During this eight-week internship with Seven Generations Ahead, Scott Williams was “never not busy doing something,” he said.
Because the Oak Park-based nonprofit facilitates and manages multiple sustainability initiatives, Scott worked on not one but two programs during the summer. One of his assignments was helping promote the Illinois Farm to School Network. That assignment took him out of the office on several occasions.
Working in the field
His big trip was to Springfield, where he helped Diane Chapeta, program manager, and Mary Hosier, program coordinator, with Great Apple Crunch and Harvest of the Month signups.
That trip gave Scott a chance to interact directly with people interested in farm to school.
“We had lots of small, small districts schools that were signing up,” he said. “I mostly focused on small schools. A couple of new teachers had no idea that we even existed. Usually it’s the bigger schools that know that we have a program in place.”
On another occasion, Scott visited Mooseheart for a case study on their successful community garden. And, he helped Diane and Mary again at the Illinois School Nutrition Association Conference & Expo, held in Oakbrook, Ill.
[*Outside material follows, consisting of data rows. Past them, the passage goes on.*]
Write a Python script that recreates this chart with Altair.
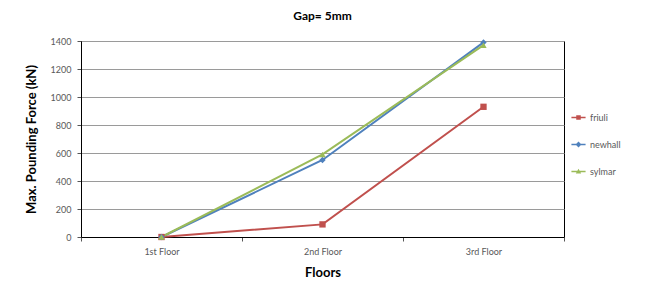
import altair as alt
import pandas as pd

floors = ["1st Floor", "2nd Floor", "3rd Floor"]
series_names = ["friuli", "newhall", "sylmar"]
friuli = [0, 90, 930]
newhall = [0, 550, 1390]
sylmar = [0, 590, 1370]
colors = ["#C0504D", "#4F81BD", "#9BBB59"]
shapes = ["square", "diamond", "triangle-up"]
legend_paths = [
    "M-1,-0.09H1V0.09H-1Z M-0.32,-0.32H0.32V0.32H-0.32Z",
    "M-1,-0.09H1V0.09H-1Z M0,-0.42L0.42,0L0,0.42L-0.42,0Z",
    "M-1,-0.09H1V0.09H-1Z M0,-0.38L0.38,0.3H-0.38Z",
]

rows = []
for name, vals in zip(series_names, [friuli, newhall, sylmar]):
    for f, v in zip(floors, vals):
        rows.append({"Floor": f, "Force": v, "Series": name, "Key": name})
df = pd.DataFrame(rows)

FONT = "Lato"

x = alt.X("Floor:N", sort=floors, title="Floors",
          scale=alt.Scale(paddingInner=0, paddingOuter=0),
          axis=alt.Axis(labelAngle=0, tickBand="extent", grid=False,
                        domainColor="#000000", tickColor="#555555", tickSize=4,
                        labelColor="#595959", labelFontSize=9, labelFont=FONT,
                        labelPadding=6,
                        titleFontSize=13, titleFont=FONT, titleFontWeight="bold",
                        titleColor="#000000", titlePadding=10))
y = alt.Y("Force:Q", title="Max. Pounding Force (kN)",
          scale=alt.Scale(domain=[0, 1400], nice=False),
          axis=alt.Axis(values=list(range(0, 1401, 200)), format="d", grid=True,
                        gridColor="#9a9a9a", gridWidth=1,
                        domainColor="#000000", tickColor="#555555", tickSize=4,
                        labelColor="#595959", labelFontSize=9, labelFont=FONT,
                        labelPadding=6,
                        titleFontSize=13, titleFont=FONT, titleFontWeight="bold",
                        titleColor="#000000", titlePadding=12))
color = alt.Color("Series:N", sort=series_names,
                  scale=alt.Scale(domain=series_names, range=colors),
                  legend=None)
shape = alt.Shape("Series:N", sort=series_names,
                  scale=alt.Scale(domain=series_names, range=shapes),
                  legend=None)

base = alt.Chart(df)
lines = base.mark_line(strokeWidth=2).encode(x=x, y=y, color=color)
points = base.mark_point(filled=True, size=40, opacity=1).encode(x=x, y=y, color=color, shape=shape)

key_legend = alt.Legend(title=None, orient="none", legendX=490, legendY=69,
                        labelFont=FONT, labelFontSize=9, labelColor="#595959",
                        rowPadding=14, symbolSize=200, symbolOpacity=1,
                        symbolStrokeWidth=0)
legend_layer = base.mark_point(filled=True, opacity=0).encode(
    x=x, y=y,
    color=alt.Color("Key:N", sort=series_names,
                    scale=alt.Scale(domain=series_names, range=colors),
                    legend=key_legend),
    shape=alt.Shape("Key:N", sort=series_names,
                    scale=alt.Scale(domain=series_names, range=legend_paths),
                    legend=key_legend),
)

chart = alt.layer(lines, points, legend_layer).resolve_scale(
    color="independent", shape="independent"
).properties(
    width=483, height=196,
    title=alt.TitleParams("Gap= 5mm", font=FONT, fontSize=12, fontWeight="bold",
                          color="#000000", anchor="middle", offset=14),
    autosize=alt.AutoSizeParams(type="none"),
    padding={"left": 73, "top": 33, "right": 85, "bottom": 41},
).configure_view(stroke="#000000", strokeWidth=1)

chart.save("out.html", embed_options={"renderer": "svg", "actions": False})
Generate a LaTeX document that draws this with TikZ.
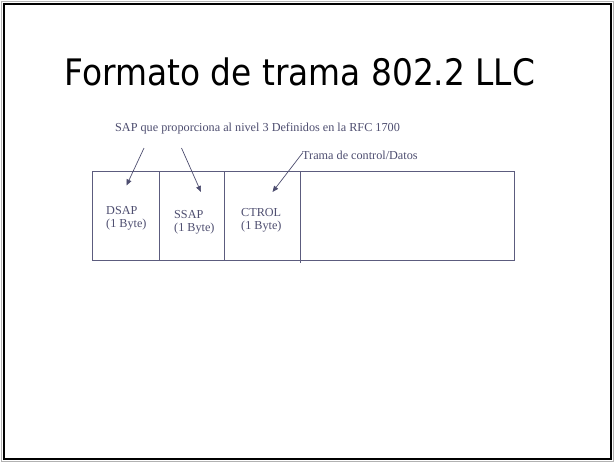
\documentclass[tikz,border=0pt]{standalone}
\usepackage{fontspec}
\setmainfont{Liberation Serif}
\newfontfamily\titlefont{DejaVu Sans Condensed}
\usetikzlibrary{arrows.meta}
\definecolor{ink}{HTML}{4E4E70}
\definecolor{boxline}{HTML}{5C5C7E}
\begin{document}
\begin{tikzpicture}[x=1pt,y=-1pt,
  field/.style={draw=boxline,line width=0.9pt,minimum height=89pt,inner sep=0pt,anchor=north west},
  small/.style={font=\fontsize{12.2}{13}\selectfont,text=ink,inner sep=0pt},
  pointer/.style={draw=ink,line width=0.7pt,-{Triangle[length=6pt,width=5pt]}}]
\useasboundingbox (0,0) rectangle (615,463);
\fill[white] (0,0) rectangle (615,463);
\draw[gray!60,line width=1pt] (1.5,1.5) rectangle (613.5,461.5);
\draw[black,line width=2pt] (4,4) rectangle (611,459);
% title
\node[anchor=base,inner sep=0pt,font=\titlefont\fontsize{36.5}{40}\selectfont] (title) at (300,85) {Formato de trama 802.2 LLC};
% fields
\node[field,minimum width=67pt] (dsap) at (92,170.5) {};
\node[field,minimum width=65pt] (ssap) at (159,170.5) {};
\node[field,minimum width=76pt] (ctrl) at (224,170.5) {};
\node[field,minimum width=214pt] (data) at (300,170.5) {};
\draw[boxline,line width=0.9pt] (data.south west) -- ++(0,2.5);
% labels
\node[small,align=left,anchor=base west] (ldsap) at (106,227) {DSAP\\(1 Byte)};
\node[small,align=left,anchor=base west] (lssap) at (174,231) {SSAP\\(1 Byte)};
\node[small,align=left,anchor=base west] (lctrl) at (241,229) {CTROL\\(1 Byte)};
\node[small,anchor=base west] (sap) at (115,131) {SAP que proporciona al nivel 3 Definidos en la RFC 1700};
\node[small,anchor=base west] (trama) at (302,159) {Trama de control/Datos};
% pointers
\coordinate (p1) at (144,148);
\coordinate (p2) at (181.5,148);
\coordinate (p3) at (302.5,153);
\coordinate (e1) at (126.5,185.5);
\coordinate (e2) at (201,192);
\coordinate (e3) at (272.5,192);
\draw[pointer] (p1) -- (e1);
\draw[pointer] (p2) -- (e2);
\draw[pointer] (p3) -- (e3);
\end{tikzpicture}
\end{document}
“Scott was a great asset to SGA,” Lisa Daleiden-Brugman, SGA’s office coordinator who also provides program support, said. “He designed new materials, worked on a website, and registered participants at our tabling events. Not only did he support our Farm to School program, he also jumped in on work for the Illinois Food Scrap Coalition.”
His work with the Coalition involved compiling a list of local grocery stores that do composting. The goal, he said, was to try to integrate the stores into We Compost, a recognition program that promotes businesses and institutions that participate in commercial composting. Scott said he did a lot of “cold calling” to verify stores’ composting efforts.
Scott worked also with other interns to revamp the Coalition’s website. “It’s been a huge project.”
Scott’s time at SGA went beyond giving him valuable, hands-on work experience. It made him more aware of ways he could incorporate sustainable practices into his own life.
Another side of sustainability
“I’d never been exposed to the food side of sustainability and knowing the nutritional side of how bad processed food can be, not just for people but that it takes a toll on the environment as well,” he said. “I actually changed my diet to be a vegetarian during the duration of the internship.”
But will he stick with that diet? “Yeah, if my doctor says it’s alright,” said Scott, who trains twice a day to stay in shape for the cross-country team.
Scott wrapped up his internship in early August and is back at North Central College in Naperville for his senior year. His internship received support from Tyson Foods in conjunction with Illinois Campus Compact, a partnership involving 34 Illinois college and university campuses dedicated to preparing college students to advance the public good in their communities.
The environmental studies major plans to write his capstone paper on the Illinois Farm to School Network. “I am integrating my internship with my capstone.”
Asked to sum up what it was like working with an organization like SGA, Scott said: “It plays a vital role within the Chicago area. And, it hosts a lot of events that help other organizations connect to one another as well as being in charge of major programs around the city.”